30 декабря 1988 года в Москве умер Юлий Даниэль. Синявский рвался из Парижа на похороны друга («Как часто он меня выручал!..») Но власти не пустили. Впустили чуть ли не на сороковой день. Первые дни на родине Андрей Донатович ходил как потерянный. «Что с вами?» – спросил сопровождавший его Дмитрий Крымов. «Кругом русская речь», – ответил Синявский.
Москва поразила: множество ночных клубов, «Казанова» «Титаник». «Неужели они ничего не знают о судьбе «Титаника»? – удивлялся Синявский. О новых ценностях в последнем своем интервью он выразил недоумение: «Ну богатеют… Какой здесь идеал?..»

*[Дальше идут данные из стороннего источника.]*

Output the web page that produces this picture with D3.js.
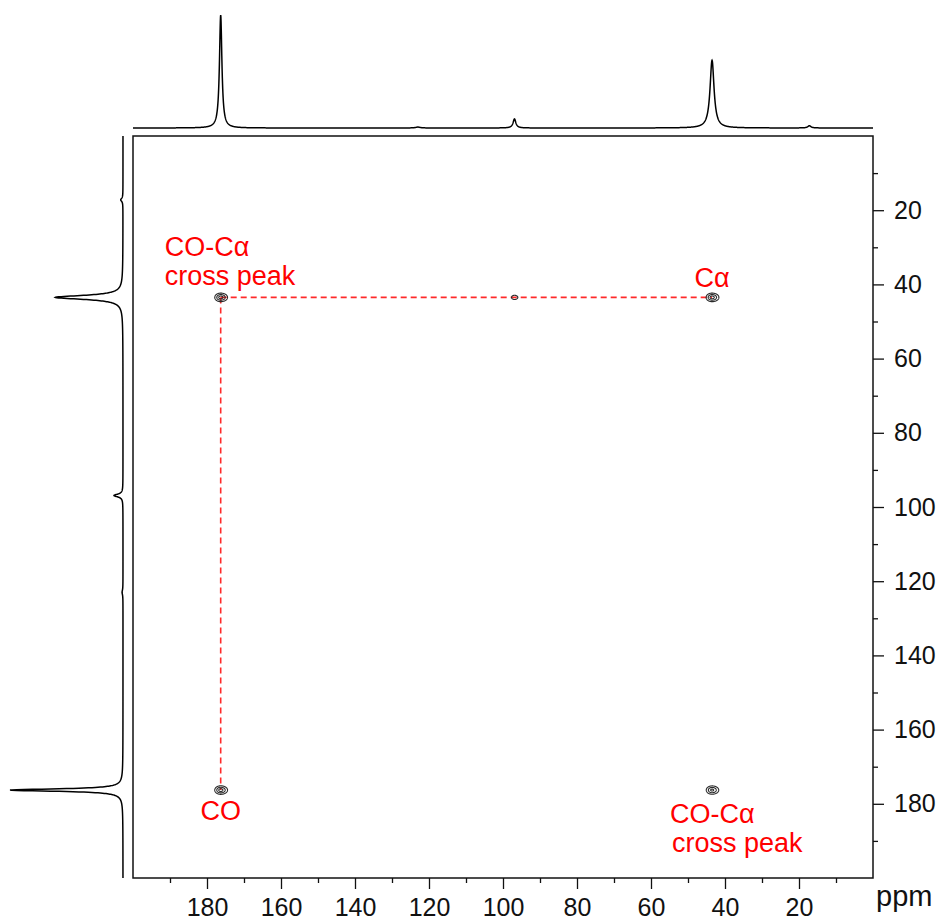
<!DOCTYPE html>
<html>
<head>
<meta charset="utf-8">
<script src="https://cdn.jsdelivr.net/npm/d3@7"></script>
<style>
  body { margin: 0; background: #fff; }
  svg { display: block; }
</style>
</head>
<body>
<script>
// 1D projection peaks: chemical shift (ppm), relative height, full width at half height (ppm)
const peakShift  = [176.3, 123.0, 96.9, 43.5, 17.2];
const peakHeight = [1.0, 0.008, 0.08, 0.60, 0.02];
const peakWidth  = [0.8, 1.5, 0.9, 1.3, 1.0];

// 2D correlation peaks: F2 shift, F1 shift, relative intensity
const crossF2  = [176.3, 43.5, 176.3, 43.5, 96.9];
const crossF1  = [176.3, 43.5, 43.5, 176.3, 43.5];
const crossAmp = [1.0, 1.0, 1.0, 0.9, 0.2];
const contourLevels = [0.12, 0.4, 0.8];

// axis ticks (ppm)
const majorTicks = [180, 160, 140, 120, 100, 80, 60, 40, 20];
const minorTicks = [190, 170, 150, 130, 110, 90, 70, 50, 30, 10];

// assignments
const labelDiagCO = "CO";
const labelDiagCA = "Cα";
const labelCross = ["CO-Cα", "cross peak"];

const W = 941, H = 922;
const svg = d3.select("body").append("svg").attr("width", W).attr("height", H);

const box = { left: 133, right: 873, top: 136, bottom: 878 };
const x = d3.scaleLinear().domain([200, 0]).range([box.left, box.right]);
const y = d3.scaleLinear().domain([0, 200]).range([box.top, box.bottom]);

// intensity scales of the two projections
const topI  = d3.scaleLinear().domain([0, 1]).range([128, 15]);
const leftI = d3.scaleLinear().domain([0, 1]).range([123, 10]);

const font = "'Liberation Sans', Arial, Helvetica, sans-serif";

// Lorentzian line shape summed over the peak list
function spectrum(ppm) {
  let s = 0;
  for (let k = 0; k < peakShift.length; k++) {
    const hw = peakWidth[k] / 2;
    const d = (ppm - peakShift[k]) / hw;
    s += peakHeight[k] / (1 + d * d);
  }
  return s;
}
const grid = d3.range(0, 200.0001, 0.05);
const spec = grid.map(p => ({ p, v: spectrum(p) }));

// top projection (F2)
svg.append("path")
  .datum(spec)
  .attr("fill", "none")
  .attr("stroke", "#000")
  .attr("stroke-width", 1.5)
  .attr("d", d3.line().x(d => x(d.p)).y(d => topI(d.v)));

// left projection (F1)
svg.append("path")
  .datum(spec)
  .attr("fill", "none")
  .attr("stroke", "#000")
  .attr("stroke-width", 1.5)
  .attr("d", d3.line().x(d => leftI(d.v)).y(d => y(d.p)));

// frame
svg.append("rect")
  .attr("x", box.left).attr("y", box.top)
  .attr("width", box.right - box.left).attr("height", box.bottom - box.top)
  .attr("fill", "none").attr("stroke", "#111").attr("stroke-width", 1.5);

// axes
function styleAxis(g) {
  g.select(".domain").remove();
  g.selectAll("line").attr("stroke", "#111").attr("stroke-width", 1.3);
  g.selectAll("text").attr("font-family", font).attr("font-size", 25).attr("fill", "#111");
}
svg.append("g").attr("transform", `translate(0,${box.bottom})`)
  .call(d3.axisBottom(x).tickValues(majorTicks).tickSize(11).tickPadding(9).tickFormat(d3.format("d")))
  .call(styleAxis);
svg.append("g").attr("transform", `translate(0,${box.bottom})`)
  .call(d3.axisBottom(x).tickValues(minorTicks).tickSize(5).tickFormat(""))
  .call(styleAxis);
svg.append("g").attr("transform", `translate(${box.right},0)`)
  .call(d3.axisRight(y).tickValues(majorTicks).tickSize(11).tickPadding(10).tickFormat(d3.format("d")))
  .call(styleAxis);
svg.append("g").attr("transform", `translate(${box.right},0)`)
  .call(d3.axisRight(y).tickValues(minorTicks).tickSize(5).tickFormat(""))
  .call(styleAxis);

svg.append("text")
  .attr("x", 876).attr("y", 906)
  .attr("font-family", font).attr("font-size", 29).attr("fill", "#111")
  .text("ppm");

// dashed guides linking the diagonal peaks through the cross peak
const guide = svg.append("g")
  .attr("stroke", "#ff2a2a").attr("stroke-width", 1.6)
  .attr("stroke-dasharray", "6,4").attr("fill", "none");
guide.append("line")
  .attr("x1", x(crossF2[2])).attr("x2", x(crossF2[1]))
  .attr("y1", y(crossF1[1])).attr("y2", y(crossF1[1]));
guide.append("line")
  .attr("x1", x(crossF2[0])).attr("x2", x(crossF2[0]))
  .attr("y1", y(crossF1[2])).attr("y2", y(crossF1[0]));

// contour plot: each peak is sampled on a fine local pixel grid and traced with d3.contours
const sigX = 0.78, sigY = 0.56; // ppm
const sub = 4, patchW = 40, patchH = 30;
const cg = svg.append("g").attr("fill", "none").attr("stroke", "#2a2a2a").attr("stroke-width", 1.1);
for (let k = 0; k < crossF2.length; k++) {
  const cx = x(crossF2[k]), cy = y(crossF1[k]);
  const x0 = cx - patchW / 2, y0 = cy - patchH / 2;
  const nx = patchW * sub, ny = patchH * sub;
  const values = new Float64Array(nx * ny);
  for (let j = 0; j < ny; j++) {
    const pY = y.invert(y0 + (j + 0.5) / sub);
    for (let i = 0; i < nx; i++) {
      const pX = x.invert(x0 + (i + 0.5) / sub);
      const dx = (pX - crossF2[k]) / sigX, dy = (pY - crossF1[k]) / sigY;
      // slight tail toward low ppm gives the teardrop outline
      const tail = pX < crossF2[k] ? 0.75 : 1.0;
      values[j * nx + i] = crossAmp[k] * Math.exp(-0.5 * (dx * dx * tail + dy * dy));
    }
  }
  const contours = d3.contours().size([nx, ny]).thresholds(contourLevels)(values);
  const proj = d3.geoTransform({
    point(px, py) { this.stream.point(x0 + px / sub, y0 + py / sub); }
  });
  cg.selectAll(null).data(contours).join("path").attr("d", d3.geoPath(proj));
}

// assignment labels
const lab = svg.append("g").attr("font-family", font).attr("font-size", 27).attr("fill", "#ff0000");
const t1 = lab.append("text").attr("x", x(crossF2[2]) - 56).attr("y", y(crossF1[2]) - 41);
t1.append("tspan").text(labelCross[0]);
t1.append("tspan").attr("x", x(crossF2[2]) - 56).attr("dy", 29).text(labelCross[1]);

lab.append("text").attr("x", x(crossF2[1])).attr("y", y(crossF1[1]) - 10)
  .attr("text-anchor", "middle").text(labelDiagCA);

lab.append("text").attr("x", x(crossF2[0])).attr("y", y(crossF1[0]) + 30)
  .attr("text-anchor", "middle").text(labelDiagCO);

const t2 = lab.append("text").attr("x", x(crossF2[3]) - 42).attr("y", y(crossF1[3]) + 33);
t2.append("tspan").text(labelCross[0]);
t2.append("tspan").attr("x", x(crossF2[3]) - 40).attr("dy", 29).text(labelCross[1]);
</script>
</body>
</html>
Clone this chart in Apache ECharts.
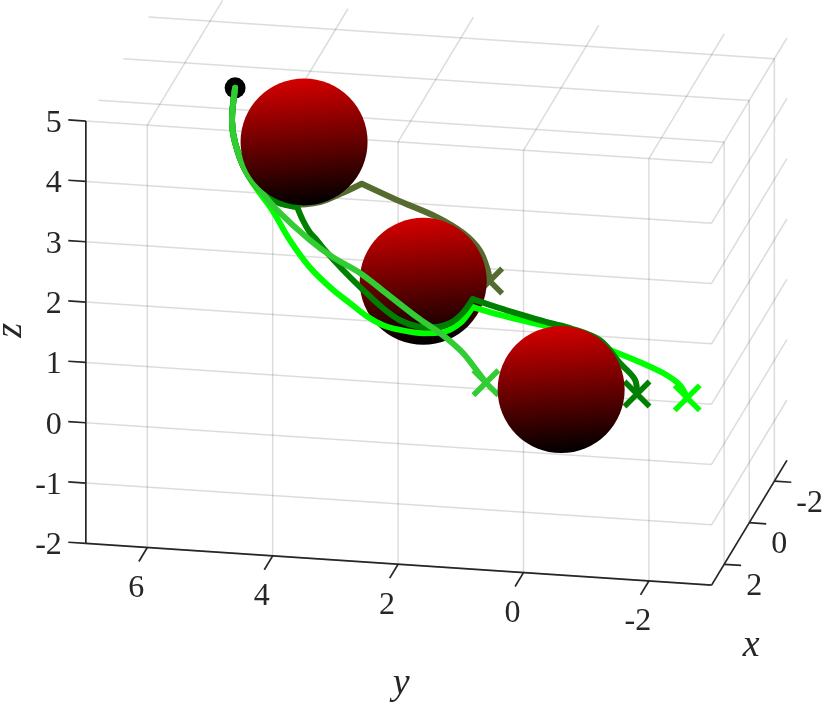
<!DOCTYPE html>
<html><head><meta charset="utf-8">
<style>html,body{margin:0;padding:0;background:#fff}#c{width:822px;height:703px}</style>
<script src="https://cdn.jsdelivr.net/npm/echarts@6/dist/echarts.min.js"></script>
</head><body><div id="c"></div>
<script>
// axis ticks
var xTicks = [2, 0, -2];
var yTicks = [6, 4, 2, 0, -2];
var zTicks = [5, 4, 3, 2, 1, 0, -1, -2];
var xLim = [-3, 3], yLim = [-3, 6.98], zLim = [-2, 5];

// obstacles (centres, unit radius)
var sphereX = [0.5, 1, 0];
var sphereY = [4, 2, 0];
var sphereZ = [4, 2, 0];

// start point
var startPoint = [0, 5.20, 4.64];

// trajectories, read at x = 0; repeated entries are corners
var olive = {
  y: [5.20, 5.25, 5.20, 5.04, 4.68, 4.33, 3.85, 3.48, 3.18, 3.18, 2.62, 1.98, 1.57, 1.30, 1.17, 1.14],
  z: [4.64, 4.10, 3.73, 3.29, 2.90, 2.76, 2.84, 3.02, 3.19, 3.19, 2.96, 2.72, 2.49, 2.22, 1.90, 1.72]
};
var bright = {
  y: [5.20, 5.25, 5.20, 5.04, 4.84, 4.61, 4.33, 4.01, 3.64, 3.37, 3.10, 2.84, 2.57, 2.20, 1.89, 1.61, 1.41, 1.41, 0.98, 0.45, 0.18, -0.30, -0.78, -1.26, -1.62, -1.89, -2.01],
  z: [4.64, 4.10, 3.73, 3.29, 2.97, 2.66, 2.18, 1.75, 1.40, 1.20, 1.00, 0.87, 0.81, 0.78, 0.82, 0.99, 1.27, 1.27, 1.17, 1.07, 1.02, 0.88, 0.71, 0.54, 0.39, 0.21, 0.00]
};
var dark = {
  y: [5.20, 5.25, 5.20, 5.04, 4.80, 4.53, 4.21, 4.21, 4.12, 4.01, 3.90, 3.77, 3.48, 3.21, 2.84, 2.57, 2.30, 2.05, 1.77, 1.57, 1.41, 1.41, 0.98, 0.61, 0.18, -0.14, -0.62, -0.94, -1.18, -1.21],
  z: [4.64, 4.10, 3.73, 3.29, 2.97, 2.79, 2.73, 2.73, 2.52, 2.33, 2.21, 2.05, 1.74, 1.48, 1.15, 0.97, 0.89, 0.89, 0.98, 1.16, 1.40, 1.40, 1.28, 1.19, 1.09, 1.03, 0.86, 0.50, 0.24, 0.01]
};
var lime = {
  y: [5.20, 5.25, 5.20, 5.04, 4.80, 4.53, 4.01, 3.64, 3.21, 2.84, 2.30, 1.89, 1.57, 1.33, 1.20],
  z: [4.64, 4.10, 3.73, 3.29, 2.97, 2.66, 2.20, 1.94, 1.71, 1.44, 1.04, 0.77, 0.50, 0.20, 0.03]
};

// orthographic view of the box
function project(x, y, z) {
  return [
    147.3 + (6 - y) * 62.7 + (3 - x) * 12.55,
    547.5 + (6 - y) * 4.18 - (3 - x) * 20.8 - (z + 2) * 60.33
  ];
}
var SPHERE_PX = 63.5;
var FONT = 'Liberation Serif';
var GRID = 'rgba(38,38,38,0.16)', AXIS = '#262626';

function seg(a, b, color, width, z) {
  return { type: 'line', data: [project.apply(null, a), project.apply(null, b)], showSymbol: false, silent: true,
    z: z, lineStyle: { color: color, width: width, cap: 'butt', opacity: 1 } };
}
function pieces(t) {
  var out = [], cur = [];
  t.y.forEach(function (v, i) {
    cur.push(project(0, v, t.z[i]));
    if (i > 0 && i < t.y.length - 1 && t.y[i + 1] === v && t.z[i + 1] === t.z[i]) { out.push(cur); cur = []; }
  });
  out.push(cur);
  return out;
}
function traj(list, t, color, width, z) {
  pieces(t).forEach(function (p) {
    list.push({ type: 'line', smooth: 0.33, showSymbol: false, silent: true, z: z, data: p,
      lineStyle: { color: color, width: width, join: 'round', cap: 'round' } });
  });
}
function cross(t, color, z) {
  var n = t.y.length - 1;
  return { type: 'scatter', silent: true, z: z, symbol: 'path://M0,0L10,10M10,0L0,10', symbolSize: 25,
    data: [project(0, t.y[n], t.z[n])],
    itemStyle: { color: 'none', borderColor: color, borderWidth: 5.5, borderCap: 'butt', opacity: 1 } };
}
function label(text, p, dx, dy, align, size, extra) {
  var l = { show: true, position: 'inside', formatter: text, color: AXIS, fontFamily: FONT, fontSize: size,
    align: align, verticalAlign: 'middle', offset: [dx, dy], opacity: 1 };
  if (extra) for (var k in extra) l[k] = extra[k];
  return { type: 'scatter', silent: true, z: 1, symbolSize: 1, data: [p], itemStyle: { color: 'rgba(0,0,0,0)', opacity: 1 }, label: l };
}

var series = [];
// grid
zTicks.forEach(function (v) {
  series.push(seg([xLim[1], yLim[1], v], [xLim[1], yLim[0], v], GRID, 1.5, 1));
  series.push(seg([xLim[1], yLim[0], v], [xLim[0], yLim[0], v], GRID, 1.5, 1));
});
yTicks.forEach(function (v) {
  series.push(seg([xLim[1], v, zLim[0]], [xLim[1], v, zLim[1]], GRID, 1.5, 1));
  series.push(seg([xLim[1], v, zLim[1]], [xLim[0], v, zLim[1]], GRID, 1.5, 1));
});
xTicks.forEach(function (v) {
  series.push(seg([v, yLim[1], zLim[1]], [v, yLim[0], zLim[1]], GRID, 1.5, 1));
  series.push(seg([v, yLim[0], zLim[1]], [v, yLim[0], zLim[0]], GRID, 1.5, 1));
});
// axes
series.push(seg([xLim[1], yLim[1], zLim[0]], [xLim[1], yLim[1], zLim[1]], AXIS, 1.7, 2));
series.push(seg([xLim[1], yLim[1], zLim[0]], [xLim[1], yLim[0], zLim[0]], AXIS, 1.7, 2));
series.push(seg([xLim[1], yLim[0], zLim[0]], [xLim[0], yLim[0], zLim[0]], AXIS, 1.7, 2));
zTicks.forEach(function (v) {
  series.push(seg([xLim[1], yLim[1], v], [xLim[1], yLim[1] + 0.28, v], AXIS, 1.7, 2));
  series.push(label(String(v), project(xLim[1], yLim[1], v), -24, 2.5, 'right', 32));
});
yTicks.forEach(function (v) {
  series.push(seg([xLim[1], v, zLim[0]], [xLim[1] + 0.67, v, zLim[0]], AXIS, 1.7, 2));
  series.push(label(String(v), project(xLim[1], v, zLim[0]), -11, 41, 'center', 32));
});
xTicks.forEach(function (v) {
  series.push(seg([v, yLim[0], zLim[0]], [v, yLim[0] - 0.27, zLim[0]], AXIS, 1.7, 2));
  series.push(label(String(v), project(v, yLim[0], zLim[0]), 22, 22, 'left', 32));
});
// axis titles
series.push(label('y', project(xLim[1], 2, zLim[0]), 3, 120, 'center', 38, { fontStyle: 'italic' }));
series.push(label('x', project(0, yLim[0], zLim[0]), 2, 123, 'center', 38, { fontStyle: 'italic' }));
series.push(label('z', project(xLim[1], yLim[1], 1.5), 2, -75, 'center', 38, { fontStyle: 'italic', rotate: 90 }));

function sphere(i, z) {
  return { type: 'scatter', silent: true, z: z, symbol: 'circle', symbolSize: 2 * SPHERE_PX,
    data: [project(sphereX[i], sphereY[i], sphereZ[i])],
    itemStyle: { opacity: 1, color: { type: 'linear', x: 0.46, y: 0, x2: 0.54, y2: 1,
      colorStops: [{ offset: 0, color: '#d40000' }, { offset: 1, color: '#000000' }] } } };
}
// marks, back to front
series.push({ type: 'scatter', silent: true, z: 3, symbolSize: 21, data: [project.apply(null, startPoint)], itemStyle: { color: '#000', opacity: 1 } });
traj(series, olive, '#556b2f', 6, 4);
series.push(cross(olive, '#556b2f', 4));
series.push(sphere(1, 5));
traj(series, bright, '#00ff00', 6, 6);
series.push(cross(bright, '#00ff00', 6));
traj(series, dark, '#008000', 6, 7);
series.push(cross(dark, '#008000', 7));
traj(series, lime, '#32cd32', 6, 8);
series.push(cross(lime, '#32cd32', 8));
series.push(sphere(0, 9));
series.push(sphere(2, 9));

var chart = echarts.init(document.getElementById('c'), null, { renderer: 'canvas' });
chart.setOption({
  animation: false,
  backgroundColor: '#fff',
  grid: { left: 0, right: 0, top: 0, bottom: 0 },
  xAxis: { type: 'value', min: 0, max: 822, show: false },
  yAxis: { type: 'value', min: 0, max: 703, inverse: true, show: false },
  series: series
});
</script></body></html>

В 1993 году Синявский резко осудил расстрел Белого дома. Он был одним из первых, кто почувствовал запах грядущей тоталитарной системы. Публично ругал старую и новую Россию, спорил с ура-патриотами, дразнил демократов. И все время пел не в унисон со всеми.
Не уставал работать. Среди написанного – «Иван-дурак. Очерки русской народной веры». В них Андрей Синявский утверждал, что «все-таки самое главное в русском человеке – что нечего терять… Спьяна, за Россию, грудь настежь! Стреляйте, гады! Не гостеприимство – отчаяние». И на эту же тему в одном из интервью: «Пьют из потребности как-то чудесно преобразить мир. Если угодно, воровство и пьянство – это тоже тяготение к искусству».
Среди последних работ Синявского – «Кошкин дом» («роман дальнего следования»), написанный на компьютере (Марья Васильевна заставила). Удивительно полетная вещь. Воссоздание на бумаге чудных звуков и знаков препинания рисовалось магией, колдовством, но было мне даровано свыше… Почти как – чудо. Ангелы летают.
Действительно, Андрей Синявский писал так – легко и воздушно. Он – классик восстановленного жанра, искусства фрагмента, детали, «опавшего листа», как у любимого им Василия Розанова. Синявский, можно сказать, несгибаемый модернист. «Меня вообще привлекает неотчетливый жанр, когда как бы неизвестно, что это: критика или художественная литература, так называемая филологическая проза» (ЛГ, 8 авг. 1990).